Quarenta anos depois, a oportunidade se apresentou. Os seldjúcidas - um grupo de tribos turcas muçulmanas sunitas - haviam surgido antes vindos da Ásia e tomando controle da Pérsia (Irã), Mesopotâmia (Iraque) e Síria setentrional. Teoricamente, estavam sujeitos à soberania espiritual do califa de Bagdá, mas seu imperador, o sultão, era o efetivo soberano de toda a região. Após conquistar a Armênia, eles haviam se voltado para o império bizantino, e infligido uma sangrenta derrota sobre seus exércitos [...]. No ano seguinte, eles varreram a Palestina e a Jerusalém ocupada. Aí massacraram milhares de muçulmanos xiitas. Menos tolerantes que seus predecessores árabes, eles também fecharam a cidade para as peregrinações cristãs. Por volta de 1092, postaram-se às margens do Bósforo, em posição para atacar Constantinopla. [...]

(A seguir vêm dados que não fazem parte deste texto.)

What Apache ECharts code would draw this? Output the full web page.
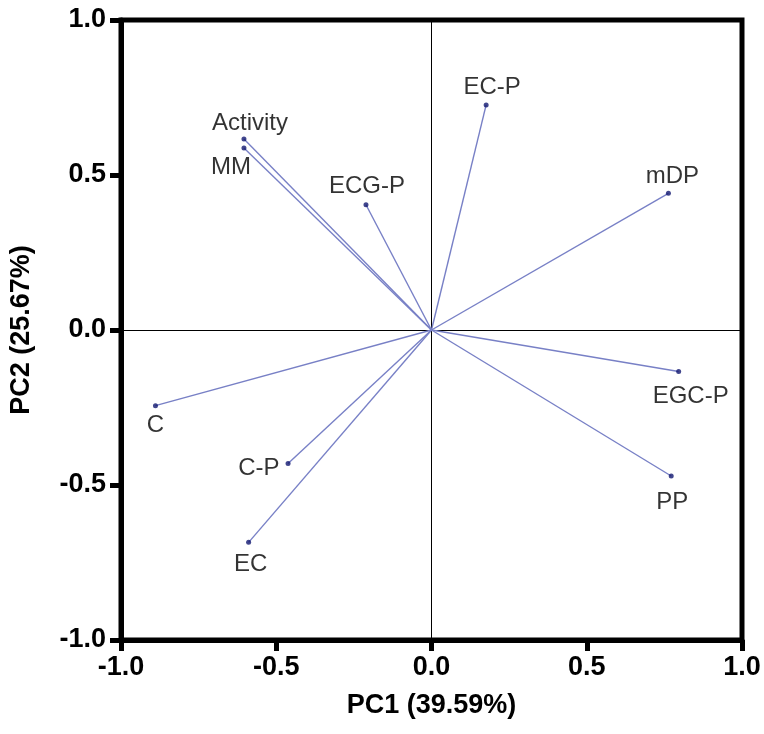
<!DOCTYPE html>
<html>
<head>
<meta charset="utf-8">
<script src="https://cdn.jsdelivr.net/npm/echarts@6/dist/echarts.min.js"></script>
<style>
  html, body { margin: 0; padding: 0; background: #fff; }
  #chart { width: 764px; height: 734px; }
</style>
</head>
<body>
<div id="chart"></div>
<script>
// PCA loadings (biplot vectors)
const variables = ['Activity', 'MM', 'ECG-P', 'EC-P', 'mDP', 'EGC-P', 'PP', 'C', 'C-P', 'EC'];
const pc1 = [-0.604, -0.604, -0.211, 0.176, 0.763, 0.796, 0.772, -0.889, -0.462, -0.589];
const pc2 = [0.616, 0.587, 0.404, 0.726, 0.441, -0.134, -0.471, -0.244, -0.431, -0.685];
const axisTicks = [-1.0, -0.5, 0.0, 0.5, 1.0];
const xTitle = 'PC1 (39.59%)';
const yTitle = 'PC2 (25.67%)';

// where each variable's name sits relative to its point
const labelPlacement = {
  'Activity': { position: 'top', offset: [6, 5] },
  'MM': { position: 'bottom', offset: [-13, -1] },
  'ECG-P': { position: 'top', offset: [1, 2] },
  'EC-P': { position: 'top', offset: [6, 3] },
  'mDP': { position: 'top', offset: [4, 4] },
  'EGC-P': { position: 'bottom', offset: [12, 4] },
  'PP': { position: 'bottom', offset: [1, 6] },
  'C': { position: 'bottom', offset: [0, -1] },
  'C-P': { position: 'left', offset: [0, 5] },
  'EC': { position: 'bottom', offset: [2, 2] }
};

const vectorColor = '#7880c6';
const pointColor = '#121870';

const vectorData = variables.map((name, i) => ({
  coords: [[0, 0], [pc1[i], pc2[i]]]
}));

const pointData = variables.map((name, i) => {
  const p = labelPlacement[name];
  return {
    name: name,
    value: [pc1[i], pc2[i]],
    label: { position: p.position, offset: p.offset }
  };
});

const lo = axisTicks[0], hi = axisTicks[axisTicks.length - 1];
const step = axisTicks[1] - axisTicks[0];
const fmt = v => (Math.abs(v) < 1e-9 ? 0 : v).toFixed(1);

const chart = echarts.init(document.getElementById('chart'), null, { renderer: 'canvas' });
chart.setOption({
  animation: false,
  backgroundColor: '#fff',
  grid: {
    left: 121, right: 22, top: 20, bottom: 94,
    show: true, borderColor: '#000', borderWidth: 5, backgroundColor: 'transparent'
  },
  xAxis: {
    type: 'value', min: lo, max: hi, interval: step,
    name: xTitle, nameLocation: 'middle', nameGap: 52,
    nameTextStyle: { fontFamily: 'Liberation Sans', fontWeight: 'bold', fontSize: 27, color: '#000' },
    axisLine: { show: true, onZero: false, lineStyle: { color: '#000', width: 5 } },
    axisTick: { show: true, length: 11, lineStyle: { color: '#000', width: 5 } },
    axisLabel: { margin: 14, formatter: fmt, fontFamily: 'Liberation Sans', fontWeight: 'bold', fontSize: 27, color: '#000' },
    splitLine: { show: false }
  },
  yAxis: {
    type: 'value', min: lo, max: hi, interval: step,
    name: yTitle, nameLocation: 'middle', nameGap: 86, nameRotate: 90,
    nameTextStyle: { fontFamily: 'Liberation Sans', fontWeight: 'bold', fontSize: 27, color: '#000' },
    axisLine: { show: true, onZero: false, lineStyle: { color: '#000', width: 5 } },
    axisTick: { show: true, length: 11, lineStyle: { color: '#000', width: 5 } },
    axisLabel: { margin: 15, formatter: fmt, fontFamily: 'Liberation Sans', fontWeight: 'bold', fontSize: 27, color: '#000' },
    splitLine: { show: false }
  },
  series: [
    {
      // zero reference lines
      type: 'lines', coordinateSystem: 'cartesian2d', silent: true, z: 1,
      lineStyle: { color: '#000', width: 1, opacity: 1 },
      data: [
        { coords: [[lo, 0], [hi, 0]] },
        { coords: [[0, lo], [0, hi]] }
      ]
    },
    {
      type: 'lines', coordinateSystem: 'cartesian2d', silent: true, z: 2,
      lineStyle: { color: vectorColor, width: 1.4, opacity: 1 },
      data: vectorData
    },
    {
      type: 'scatter', z: 3,
      symbol: 'circle', symbolSize: 5,
      itemStyle: { color: pointColor },
      label: {
        show: true, formatter: '{b}', distance: 6,
        fontFamily: 'Liberation Sans', fontSize: 24, color: '#000'
      },
      data: pointData
    }
  ]
});
</script>
</body>
</html>
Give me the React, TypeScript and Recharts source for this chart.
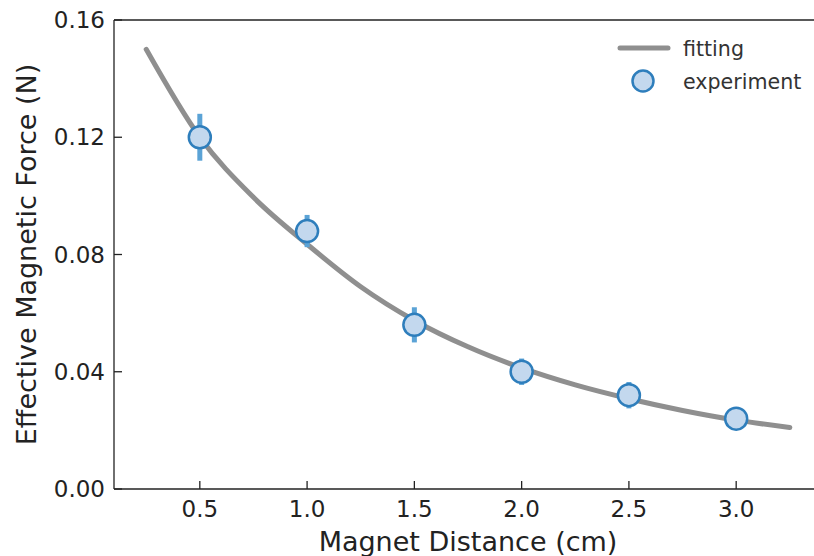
import {
  ComposedChart, Line, Scatter, ErrorBar, XAxis, YAxis, Legend, ReferenceLine
} from "recharts"

const FONT = "'DejaVu Sans', sans-serif"
const INK = "#222"

// measured points (distance in cm, force in N)
const distances = [0.5, 1.0, 1.5, 2.0, 2.5, 3.0]
const forces = [0.12, 0.088, 0.056, 0.04, 0.032, 0.024]
const forceErrors = [0.008, 0.0055, 0.006, 0.0045, 0.0045, 0.003]

// fitted curve
const fitDistances = [0.25, 0.5, 0.75, 1.0, 1.25, 1.5, 1.75, 2.0, 2.25, 2.5, 2.75, 3.0, 3.25]
const fitForces = [0.15, 0.12, 0.0995, 0.0835, 0.069, 0.0575, 0.0485, 0.0413, 0.0355, 0.0308, 0.0268, 0.0235, 0.021]

const xTicks = [0.5, 1.0, 1.5, 2.0, 2.5, 3.0]
const yTicks = [0, 0.04, 0.08, 0.12, 0.16]

const experiment = distances.map((x, i) => ({ x, y: forces[i], err: forceErrors[i] }))
const fitting = fitDistances.map((x, i) => ({ x, y: fitForces[i] }))

function XTick({ x, y, payload }: any) {
  return (
    <g>
      <line x1={x} x2={x} y1={y} y2={y - 8} stroke={INK} strokeWidth={1.3} />
      <text x={x} y={y + 28} textAnchor="middle" fontSize={23} fill={INK} fontFamily={FONT}>
        {Number(payload.value).toFixed(1)}
      </text>
    </g>
  )
}

function YTick({ x, y, payload }: any) {
  return (
    <g>
      <line x1={x} x2={x + 8} y1={y} y2={y} stroke={INK} strokeWidth={1.3} />
      <text x={x - 9} y={y + 8} textAnchor="end" fontSize={23} fill={INK} fontFamily={FONT}>
        {Number(payload.value).toFixed(2)}
      </text>
    </g>
  )
}

function XTitle({ viewBox }: any) {
  return (
    <text x={viewBox.x + viewBox.width / 2} y={551} textAnchor="middle" fontSize={27} fill={INK} fontFamily={FONT}>
      Magnet Distance (cm)
    </text>
  )
}

function YTitle({ viewBox }: any) {
  const cx = 26
  const cy = viewBox.y + viewBox.height / 2
  return (
    <text x={cx} y={cy} dy={10} transform={`rotate(-90 ${cx} ${cy})`} textAnchor="middle"
      fontSize={27} fill={INK} fontFamily={FONT}>
      Effective Magnetic Force (N)
    </text>
  )
}

function Dot(props: any) {
  return <circle cx={props.cx} cy={props.cy} r={11} fill="#c3d8ee" stroke="#2e7ebc" strokeWidth={2.5} />
}

function LegendBox() {
  return (
    <div style={{ fontFamily: FONT, fontSize: 20.6, color: "#333" }}>
      <div style={{ display: "flex", alignItems: "center", height: 33 }}>
        <svg width={69} height={33}>
          <line x1={6} x2={54} y1={16} y2={16} stroke="#8f8f8f" strokeWidth={5} strokeLinecap="round" />
        </svg>
        <span>fitting</span>
      </div>
      <div style={{ display: "flex", alignItems: "center", height: 33 }}>
        <svg width={69} height={33}>
          <circle cx={29} cy={16} r={10.5} fill="#c3d8ee" stroke="#2e7ebc" strokeWidth={2.5} />
        </svg>
        <span>experiment</span>
      </div>
    </div>
  )
}

export default function App() {
  return (
    <div style={{ position: "fixed", left: 0, top: 0, width: 814, height: 556, overflow: "hidden", background: "#fff", fontFamily: FONT }}>
      <ComposedChart width={830} height={556} margin={{ top: 20, right: 8, bottom: 0, left: 0 }}>
        <XAxis
          type="number" dataKey="x" domain={[0.1, 3.4]} allowDataOverflow ticks={xTicks} interval={0}
          height={67} tickSize={0} tickMargin={0} tickLine={false}
          axisLine={{ stroke: INK, strokeWidth: 1.3 }} tick={<XTick />} label={<XTitle />}
        />
        <YAxis
          type="number" dataKey="y" domain={[0, 0.16]} allowDataOverflow ticks={yTicks} interval={0}
          width={114} tickSize={0} tickMargin={0} tickLine={false}
          axisLine={{ stroke: INK, strokeWidth: 1.3 }} tick={<YTick />} label={<YTitle />}
        />
        <ReferenceLine y={0.16} stroke={INK} strokeWidth={1.3} />
        <Line data={fitting} dataKey="y" type="monotone" stroke="#8f8f8f" strokeWidth={5}
          strokeLinecap="round" dot={false} activeDot={false} isAnimationActive={false} />
        <Scatter data={experiment} dataKey="y" shape={<Dot />} isAnimationActive={false}>
          <ErrorBar dataKey="err" direction="y" width={0} stroke="#5ba3d6" strokeWidth={5} />
        </Scatter>
        <Legend layout="vertical" align="center" verticalAlign="middle" content={<LegendBox />}
          wrapperStyle={{ position: "absolute", top: 32, left: 614, width: 200 }} />
      </ComposedChart>
    </div>
  )
}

O papa Urbano II, sabia aproveitar oportunidade quando surgia. [...] Havia outros benefícios de uma campanha militar contra os turcos. A crescente prosperidade e o aumento populacional na Europa ocidental e setentrional haviam criado uma classe de jovens inquietos de boa estirpe, com tempo de sobra, que precisavam de escape para a agressividade juvenil. Sua inquietação encontrara expressão em mesquinhas guerras e rusgas que se tornaram uma grave preocupação para as autoridades eclesiásticas. Se em vez disso pudessem ser persuadidos a combater os turcos, o povo que ficava para trás podia alimentar esperanças de uma existência mais pacífica. Isso funcionara com o islã, quatrocentos anos antes. A primeira onda de guerra santa sob a liderança Maomé fora parcialmente inspirada na necessidade de encontrar alívio para os instintos belicosos dos jovens membros tribais cujos feudos haviam tornado a vida do povo árabe miserável.

Para os jovens em questão, a oportunidade de matar com consciência limpa, e conquistar butins no processo, não precisou de grande promoção. E uma agora próspera cristandade ocidental dispunha dos recursos para montar o tipo de expedição que o papa tinha em mente.

Em 18 de novembro de 1095, Urbano convocou um conselho na cidade de Clermont, no sul da França. Em uma apinhada assembleia ao ar livre, proferiu um dos discursos mais graves da história europeia, Ele conclamou seu público a decretar uma trégua em suas disputas, a voltar as energias belicosas contra os turcos, a acorrer em auxílio de seus companheiros cristãos no leste e a reabrir a cidade santa de Jerusalém para as peregrinações cristãs. A reação ao seu discurso foi entusiástica. Quatrocentos anos após Maomé, a jihad - conflito sagrado - voltava a ser apregoada. Mas dessa vez os guerreiros marchavam ao som de um hino diferente.

AYDON, Cyril. A história do homem: uma introdução a 150 mil anos de história humana. Rio de Janeiro: Record, 2011. p. 139-146.